As we get deeper and deeper into the fall, we begin to see streakier weather.
“We have two or three days where it’s cold, windy, we’re getting rain and snow, even down at the lower elevations, and then we get a day or two, maybe even three, of really nice warm temperatures,” Keyes said.
Below normal temperatures are something he said we could continue to see deep into October, but even with the recent temperature dips, Keyes says people need to remember they are looking at trends.
“It’s not necessarily going to say the entire month of October, the entire season of winter is going to be a certain way. You have to look at how things go storm to storm.”
Looking ahead to this winter, a “Polar Coaster” has been predicted by the Farmers’ Almanac. Specifically, predicting chilly temperatures with normal precipitation in the Pacific Northwest. But Keyes says the trends show otherwise.
“Yes, we are looking, according to the Climate Prediction Center, above normal temperatures and near to potentially below normal precipitation.”

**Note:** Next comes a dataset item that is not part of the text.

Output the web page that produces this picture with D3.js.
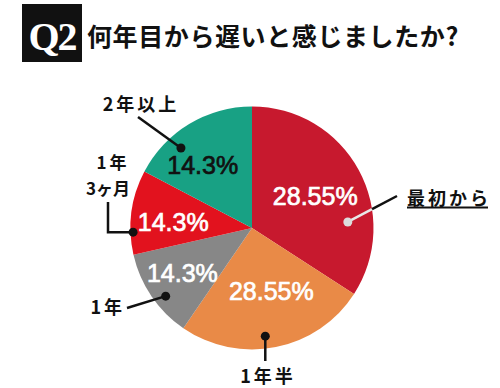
<!DOCTYPE html>
<html><head><meta charset="utf-8">
<script src="https://cdn.jsdelivr.net/npm/d3@7"></script>
<style>
html,body{margin:0;padding:0;background:#fff;}
svg{display:block;}
</style></head>
<body>
<svg id="c" width="500" height="388"></svg>
<script>
// ---- data ----
const categories = ["最初から", "1年半", "1年", "1年3ヶ月", "2年以上"];
const percentLabels = ["28.55%", "28.55%", "14.3%", "14.3%", "14.3%"];
// slice sizes as drawn in the picture (share of the circle, %)
const sliceShares = [34.1, 25.4, 11.9, 11.2, 17.3];
const titleBadge = "Q2";
const titleText = "何年目から遅いと感じましたか?";

// ---- layout / style ----
const W = 500, H = 388;
const cx = 252, cy = 228, R = 121.5;
const colors = ["#c7192e", "#e98a47", "#878787", "#e2121e", "#18a184"];
const pctColors = ["#fff", "#fff", "#fff", "#fff", "#111"];
// percentage label placement: [angle deg (clockwise from 12 o'clock), radius]
const pctPos = [[63, 71], [163, 66], [237, 83], [274, 79], [322, 80]];
const cjk = "'Noto Sans CJK JP', sans-serif";

const svg = d3.select("#c");
svg.append("rect").attr("width", W).attr("height", H).attr("fill", "#fff");

// title
svg.append("rect").attr("x", 22).attr("y", 4).attr("width", 60).attr("height", 58).attr("fill", "#111");
svg.append("text").attr("x", 52).attr("y", 50).attr("text-anchor", "middle")
  .attr("font-family", "'Liberation Serif', 'DejaVu Serif', serif").attr("font-size", 40)
  .attr("font-weight", 700)
  .attr("fill", "#fff").attr("letter-spacing", -2).text(titleBadge);
svg.append("text").attr("x", 87).attr("y", 35).attr("dominant-baseline", "central")
  .attr("font-family", cjk).attr("font-weight", 700).attr("font-size", 25)
  .attr("letter-spacing", 0.6).attr("fill", "#111").text(titleText);

function polar(aDeg, r) {
  const a = aDeg * Math.PI / 180;
  return [cx + r * Math.sin(a), cy - r * Math.cos(a)];
}

const pie = d3.pie().sort(null).value(d => d)(sliceShares);
const arc = d3.arc().innerRadius(0).outerRadius(R);
const g = svg.append("g").attr("transform", `translate(${cx},${cy})`);
g.selectAll("path").data(pie).join("path")
  .attr("d", arc).attr("fill", (d, i) => colors[i]);

// percentage labels
svg.selectAll("text.pct").data(pie).join("text").attr("class", "pct")
  .attr("x", (d, i) => polar(pctPos[i][0], pctPos[i][1])[0])
  .attr("y", (d, i) => polar(pctPos[i][0], pctPos[i][1])[1])
  .attr("text-anchor", "middle").attr("dominant-baseline", "central")
  .attr("font-family", "'Liberation Sans', Arial, sans-serif").attr("font-size", 25)
  .attr("fill", (d, i) => pctColors[i])
  .attr("stroke", (d, i) => pctColors[i]).attr("stroke-width", 0.7)
  .text((d, i) => percentLabels[i]);

// callouts
const labelFont = sel => sel.attr("font-family", cjk).attr("font-weight", 700)
  .attr("font-size", 18).attr("letter-spacing", 3).attr("fill", "#111")
  .attr("dominant-baseline", "central");

function dot(p, fill) {
  svg.append("circle").attr("cx", p[0]).attr("cy", p[1]).attr("r", 4.5).attr("fill", fill);
}
function line(pts, color, w) {
  svg.append("path").attr("d", d3.line()(pts)).attr("fill", "none")
    .attr("stroke", color).attr("stroke-width", w || 2.5);
}

// 0: 最初から  (black outside the pie, white inside)
{
  const p = polar(86.4, 96), q = [397, 196];
  const dx = q[0] - p[0], dy = q[1] - p[1];
  let t0 = 0, t1 = 1;
  for (let k = 0; k < 40; k++) {
    const t = (t0 + t1) / 2;
    const x = p[0] + dx * t - cx, y = p[1] + dy * t - cy;
    if (Math.hypot(x, y) < R) t0 = t; else t1 = t;
  }
  const e = [p[0] + dx * t0, p[1] + dy * t0];
  line([p, e], "#e8e8e8", 2.5);
  line([e, q], "#111", 2.5);
  dot(p, "#dcdcdc");
  svg.append("text").attr("x", 407).attr("y", 197).attr("text-anchor", "start")
    .call(labelFont).text(categories[0]);
  line([[407, 207.5], [488, 207.5]], "#111", 2);
}
// 1: 1年半
{
  const p = polar(173, 109);
  line([p, [p[0], 361]], "#111");
  dot(p, "#111");
  svg.append("text").attr("x", 268).attr("y", 375).attr("text-anchor", "middle")
    .call(labelFont).text(categories[1]);
}
// 2: 1年
{
  const p = polar(231.7, 110);
  line([p, [127, 308]], "#111");
  dot(p, "#111");
  svg.append("text").attr("x", 125).attr("y", 306).attr("text-anchor", "end")
    .call(labelFont).text(categories[2]);
}
// 3: 1年3ヶ月
{
  const p = polar(268, 119);
  line([p, [108, p[1]], [108, 202]], "#111");
  dot(p, "#111");
  svg.append("text").attr("x", 113).attr("y", 161).attr("text-anchor", "middle")
    .call(labelFont).attr("font-size", 17).text(categories[3].slice(0, 2));
  svg.append("text").attr("x", 108).attr("y", 187).attr("text-anchor", "middle")
    .call(labelFont).attr("font-size", 17).attr("letter-spacing", 0).text(categories[3].slice(2));
}
// 4: 2年以上
{
  const p = polar(318.4, 107);
  line([p, [138, 117]], "#111");
  dot(p, "#111");
  svg.append("text").attr("x", 141).attr("y", 103).attr("text-anchor", "middle")
    .call(labelFont).text(categories[4]);
}
</script>
</body></html>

While you may see a storm or two pass through the area, like the one making its way across the southeastern part of the state Friday, Keyes says you can’t judge the trends on one system.
“You have to kind of make sure you don’t get into a pattern where one or two storms is going to dictate how the rest of the season is going to go.”
And with the unpredictable nature of the season, Keyes said we can expect another cold and windy day, like Friday, next week.
“We might even see a few places hit 70 by Tuesday, and then we’re dropping right back to like we were Today, the middle of next week.”
Keyes says people shouldn’t get bogged down by terminology like the “Polar coaster,” especially while we are still in the fall season.